This is a bombshell, and great work by this investigative reporting class (that’s still a thing?) at the University of Cincinnati.
Writing in CityBeat Cincinnati, the students uncovered a nearly $22 million “subsidy” from student fees and general-fund money that school officials gave to athletics in 2013, “to cover the difference between revenue and expenses”:
The total subsidy amounts to $1,024 out of the pocket of every full-time undergraduate student on UC’s main campus. The four-year price tag costs each student more than $4,000. …
The athletic department’s four-year hidden tax may very well exceed $4,000 per student. In 2014 the subsidy rose to more than $27 million, a 25-percent increase.
Since 2007, University of Cincinnati trustees and administrators have used more than $127 million in student fees and general fund money to subsidize deficits in the athletic department, according to UC’s NCAA Revenue & Expense reports.
Thomas Humes, UC’s board chair and a trustee since 2007, says the $127 million sports subsidy is a necessity to keep pace with other programs.
No surprise that Humes describes the subsidy as an “investment.” Where else have we heard that term used to justify massive spending with someone else’s money?
What’s even more scandalous, Cincinnati isn’t even the biggest spender in the state on athletics subsidies that come directly out of students’ pockets – figures range from $724 a year (University of Toledo) to $1,226 (Miami University).
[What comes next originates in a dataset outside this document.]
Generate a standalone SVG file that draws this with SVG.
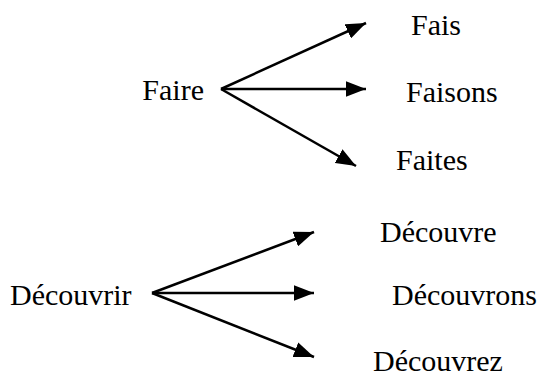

Ohio State is the only one of the top 8 Football Bowl Subdivision schools to charge students nothing for athletics:
“It’s Robin Hood in reverse,” says Jeff Smith, a college sports subsidies expert who teaches management at the University of South Carolina Upstate. “These schools are imposing a regressive tax on those students least able to afford it. If I were a student, I would be screaming about this.”
Many of these same schools are cutting faculty jobs and slashing academic spending. Between 2005 and 2013, academic spending per full-time undergraduate student at UC, adjusted for inflation, dropped 24 percent, according to the Knight Commission on Intercollegiate Athletics, a national group of current and former college presidents seeking to reform college athletics using research studies and, more recently, online databases.
In other words, over the past decade UC leaders have used student fees and tuition to cover a nearly five-fold increase in the athletic department’s annual deficit while cutting academic spending per student by almost 25 percent.
You won’t be surprised to learn that Cincinnati President Santa Ono, whose official biography says he’s “accessible and responsive to the university’s wide range of constituents,” declined to comment to the student reporters.